The Flinders Ranges in South Australia are ground zero for this stuff. Nilpena Ediacara National park holds secrets. Specifically storm events that buried seafloor communities instantly. Snapshots frozen in stone.
Among them sits Spriggina floundersi.
It was described way back in 1958. Back then only three specimens were known. Now we know it better. It was one of the first animals with bilateral symmetry. Front, back. Left, right. Top, bottom. The same layout you and I use to walk around.
The Twist
“We talk about holding a pencil,” says Dr. Scott Evans from the American Museum of Natural history. He is also based at Florida State university. “We think of soccer kicks.”

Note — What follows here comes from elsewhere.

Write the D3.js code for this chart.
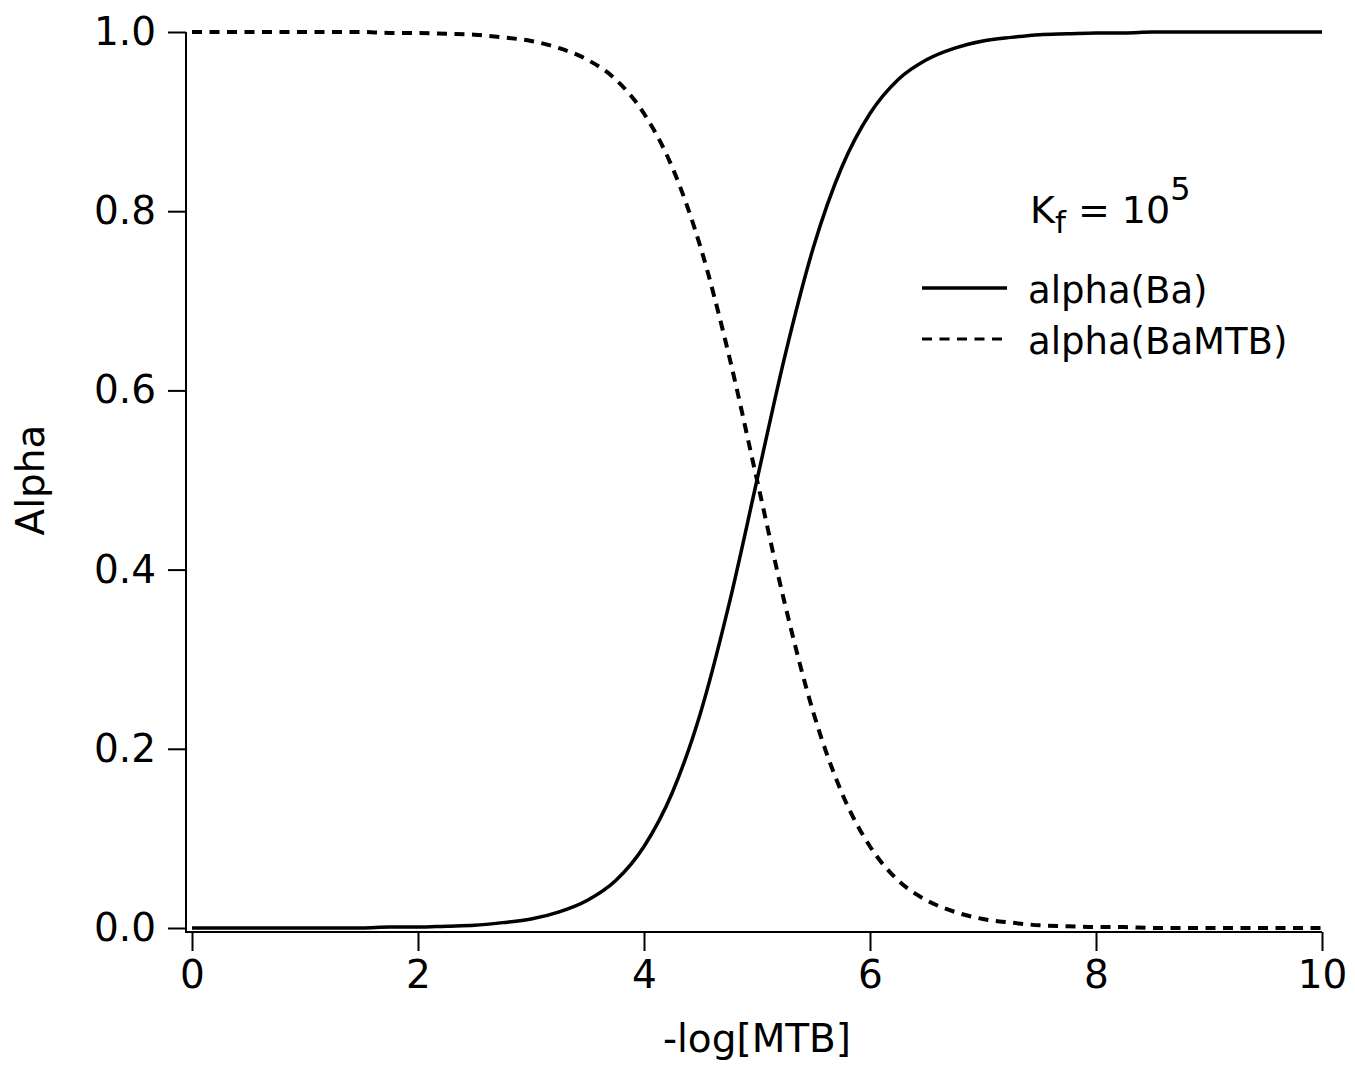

This guy had no hands. No feet.
But he had a preference.
To find it the team measured shape variations. They looked at collections in Adelaide too. The rocks were mirror images of the living creatures. So when a fossil bent left in the stone the animal actually bent right in life.

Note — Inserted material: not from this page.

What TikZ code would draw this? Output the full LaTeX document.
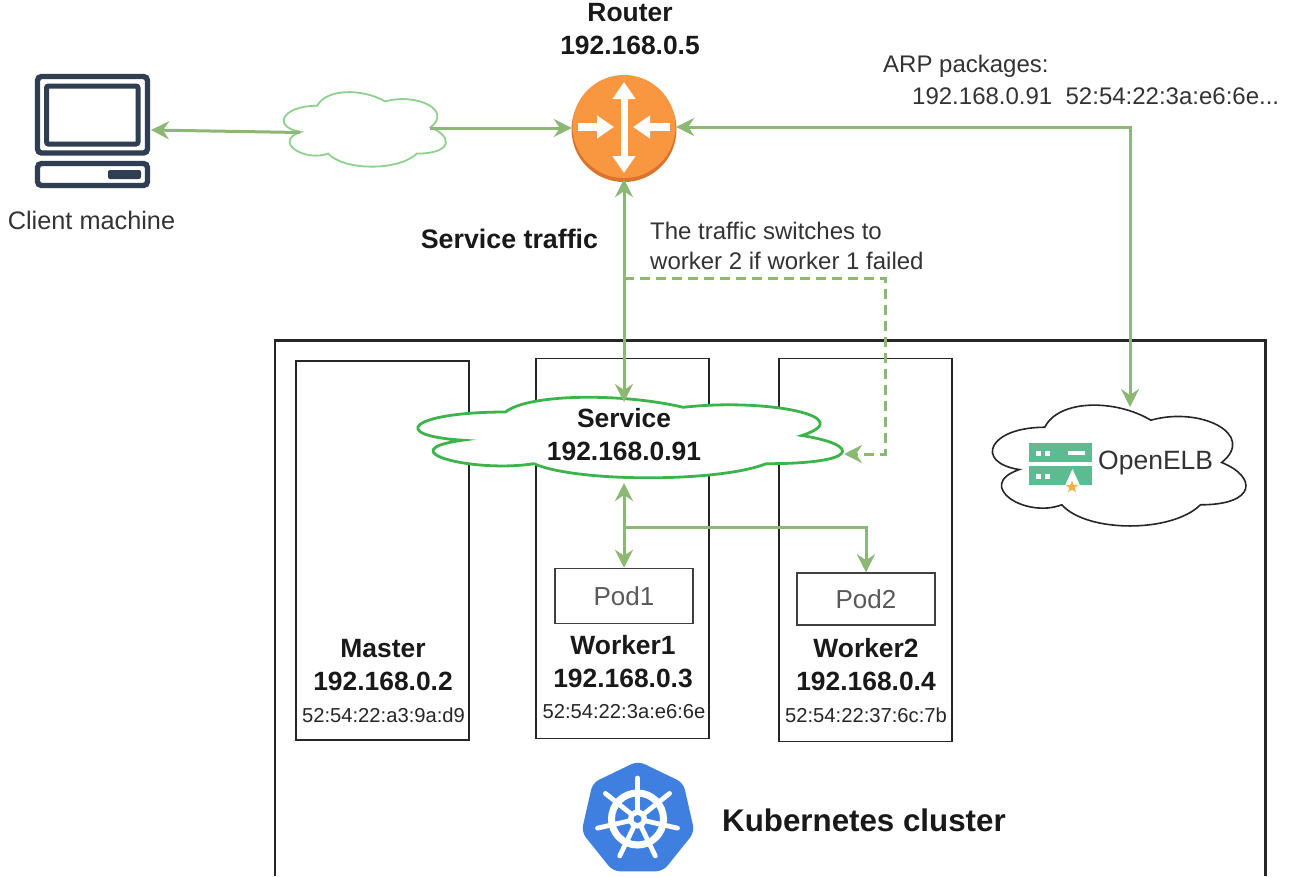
\documentclass[tikz,border=0pt]{standalone}
\usepackage{fontspec}
\setmainfont{Liberation Sans}
\usetikzlibrary{arrows.meta,shapes.geometric}
\definecolor{gline}{HTML}{8DB873}
\definecolor{gcloud}{HTML}{3CB44A}
\definecolor{lcloud}{HTML}{8FD08F}
\definecolor{slate}{HTML}{2F3E50}
\definecolor{txt}{HTML}{333333}
\definecolor{orangeA}{HTML}{F8973F}
\definecolor{orangeB}{HTML}{D8742C}
\definecolor{kblue}{HTML}{3F7FE0}
\definecolor{elb}{HTML}{5CBB90}
\definecolor{starcol}{HTML}{EFB04A}
\tikzset{
  gtip/.tip={Stealth[length=18pt,width=18pt,inset=6pt]},
  wire/.style={draw=gline,line width=3pt},
  one/.style={wire,-{gtip}},
  both/.style={wire,{gtip}-{gtip}},
  dash wire/.style={draw=gline,line width=3pt,dash pattern=on 10pt off 6pt,-{gtip}},
  hostbox/.style={draw=black!85,line width=1.5pt,fill=none,inner sep=0pt},
  podbox/.style={draw=black!75,line width=1.5pt,inner sep=0pt,minimum width=138pt,font=\fontsize{26}{28}\selectfont,text=black!65},
  lbl/.style={inner sep=0pt,align=center,text=txt,font=\fontsize{25.3}{31}\selectfont},
  blbl/.style={inner sep=0pt,align=center,text=black!90,font=\fontsize{26.4}{33}\selectfont\bfseries},
  mac/.style={inner sep=0pt,text=black!85,font=\fontsize{20.2}{22}\selectfont},
}
\newcommand{\drawiocloud}[5]{%
  \begin{scope}[shift={(#2,#3)},x=#4pt,y=-#5pt]
  \path[#1] (0.25,0.25) .. controls (0.05,0.25) and (0,0.5) .. (0.16,0.55)
    .. controls (0,0.66) and (0.18,0.9) .. (0.31,0.8)
    .. controls (0.4,1) and (0.7,1) .. (0.8,0.8)
    .. controls (1,0.8) and (1,0.6) .. (0.875,0.5)
    .. controls (1,0.3) and (0.8,0.1) .. (0.625,0.2)
    .. controls (0.5,0.05) and (0.3,0.05) .. (0.25,0.25) -- cycle;
  \end{scope}}
\begin{document}
\begin{tikzpicture}[x=1pt,y=-1pt]
\useasboundingbox[fill=white] (0,0) rectangle (1301,876);
% cluster
\draw[black!85,line width=2.2pt] (275,876) -- (275,340.5) -- (1265.5,340.5) -- (1265.5,876);
% hosts
\node[hostbox,minimum width=173pt,minimum height=379pt] (master) at (382.5,550.5) {};
\node[hostbox,minimum width=173pt,minimum height=380pt] (worker1) at (622.5,548.5) {};
\node[hostbox,minimum width=173pt,minimum height=383pt] (worker2) at (865.5,550) {};
\node[podbox,minimum height=55pt] (pod1) at (624,596) {Pod1};
\node[podbox,minimum height=52pt] (pod2) at (866,599) {Pod2};
% clouds
\drawiocloud{draw=lcloud,line width=1.8pt,fill=white}{272}{84}{181}{87}
\drawiocloud{draw=gcloud,line width=2.8pt,fill=white}{387}{388.5}{474}{94}
\drawiocloud{draw=black!85,line width=1.6pt,fill=white}{974}{392}{283}{141}
% router
\fill[orangeB] (624,129.5) circle (52.5);
\fill[orangeA] (624,126.5) circle (51.5);
\node[circle,minimum size=104pt,inner sep=0pt] (router) at (624,127) {};
\draw[white,line width=7pt,{Triangle[length=17pt,width=22pt]}-{Triangle[length=17pt,width=22pt]}] (624,82) -- (624,173);
\draw[white,line width=8pt,-{Triangle[length=17pt,width=22pt]}] (578,127) -- (614,127);
\draw[white,line width=8pt,-{Triangle[length=17pt,width=22pt]}] (670,127) -- (633,127);
% computer
\draw[slate,line width=5.4pt,rounded corners=4pt] (37.5,76.5) rectangle (147.5,153);
\draw[slate,line width=5pt,rounded corners=2pt] (46.5,86) rectangle (138,144);
\draw[slate,line width=5.4pt,rounded corners=4pt] (37.5,163.5) rectangle (147.5,185.5);
\fill[slate,rounded corners=2pt] (108,170) rectangle (141,179);
\coordinate (client) at (151,130);
\coordinate (cloudL) at (300,132.5);
\coordinate (cloudR) at (430,128);
% labels
\node[lbl] (clientlbl) at (91.5,220) {Client machine};
\node[blbl] (routerlbl) at (630,29.5) {Router\\192.168.0.5};
\node[lbl,anchor=west,font=\fontsize{24}{30}\selectfont] (arp1) at (883,66) {ARP packages:};
\node[lbl,anchor=west,font=\fontsize{24}{30}\selectfont] (arp2) at (912,96) {192.168.0.91\ \ 52:54:22:3a:e6:6e...};
\node[blbl,font=\fontsize{26.8}{30}\selectfont\bfseries] (traffic) at (509.5,239) {Service traffic};
\node[lbl,anchor=west,align=left,font=\fontsize{24}{30}\selectfont] (switch) at (650,246) {The traffic switches to\\worker 2 if worker 1 failed};
\node[blbl] (svc) at (624,435) {Service\\192.168.0.91};
\node[blbl] (mlbl) at (383,665) {Master\\192.168.0.2};
\node[blbl] (w1lbl) at (623,662) {Worker1\\192.168.0.3};
\node[blbl] (w2lbl) at (866,665) {Worker2\\192.168.0.4};
\node[mac] (mmac) at (383.5,715.5) {52:54:22:a3:9a:d9};
\node[mac] (w1mac) at (624,712) {52:54:22:3a:e6:6e};
\node[mac] (w2mac) at (866,715) {52:54:22:37:6c:7b};
\node[blbl,anchor=west,font=\fontsize{31.3}{34}\selectfont\bfseries] (k8s) at (722,820) {Kubernetes cluster};
% OpenELB
\fill[elb] (1029,443) rectangle (1092,462);
\fill[elb] (1029,466) rectangle (1092,485);
\fill[white] (1036,450.5) rectangle +(5,5);
\fill[white] (1045,450.5) rectangle +(5,5);
\fill[white] (1068,450.5) rectangle (1085,454.5);
\fill[white] (1036,473.5) rectangle +(5,5);
\fill[white] (1045,473.5) rectangle +(5,5);
\fill[white] (1065,485.5) -- (1072.5,469) -- (1080,485.5) -- cycle;
\node[star,star points=5,star point ratio=2.4,fill=starcol,inner sep=0pt,minimum size=13pt] (elbstar) at (1072,487) {};
\node[lbl,anchor=west,font=\fontsize{26.5}{30}\selectfont] (elblbl) at (1098,463) {OpenELB};
\coordinate (elbtop) at (1130,407);
% Kubernetes logo
\fill[kblue,rounded corners=7pt] (638,761) -- (683.3,782.8) -- (694.5,832) -- (663,871.3) -- (613,871.3) -- (581.5,832) -- (592.7,782.8) -- cycle;
\begin{scope}[shift={(637.5,819)}]
\draw[white,line width=7pt] (0,0) circle (26);
\foreach \a in {-90,-38.57,12.86,64.29,115.71,167.14,218.57}
  \draw[white,line width=4.8pt,line cap=round] (0,0) -- (\a:41);
\fill[white] (0,0) circle (9.5);
\fill[kblue] (0,0) circle (4);
\end{scope}
% connectors
\draw[one] (cloudL) -- (client);
\draw[one] (cloudR) -- (router.west |- cloudR);
\coordinate (svcTop) at (624,402);
\coordinate (svcBot) at (624,483);
\coordinate (svcR) at (844,454);
\coordinate (dashStart) at (624,278);
\coordinate (branch) at (624,527);
\draw[both] (router.south) -- (svcTop);
\draw[both] (router.east) -| (elbtop);
\draw[dash wire] (dashStart) -| (885,454) -- (svcR);
\draw[both] (svcBot) -- (pod1.north);
\draw[one] (branch) -| (pod2.north);
\end{tikzpicture}
\end{document}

Here is the kicker. Roughly twice as many specimens bent right as bent left.
It wasn’t random noise. It was population-wide handedness. The oldest on record.
Some of the traits we take for granted have ancient roots. We just stopped looking far back enough.
Dr. Mary Droser of UCR isn’t surprised really. It fits the pattern. Complex traits usually appear early then stick.
What It Means
Why does a flat worm-like thing care about directions?
Complex nervous systems.
If an animal favors a side it usually means it has sensors. Eyes? Lateral lines? Something. It processes the world differently on each flank.
“Insects. Octopuses. Birds.” Dr. Evans lists them. “They have handedness too.”
He suspects Spriggina wasn’t just a bag of soup. Its wiring might have been surprisingly similar to modern animals. At least structurally.
The paper came out July 9, 2016 in Scientific Reports.
It forces a rethink of the timeline. We assume simple creatures are simple inside. They aren’t always. They might have internal compasses we never knew they had.
So maybe handedness isn’t a tool-use trick. Maybe it’s just how symmetry breaks when things start to feel.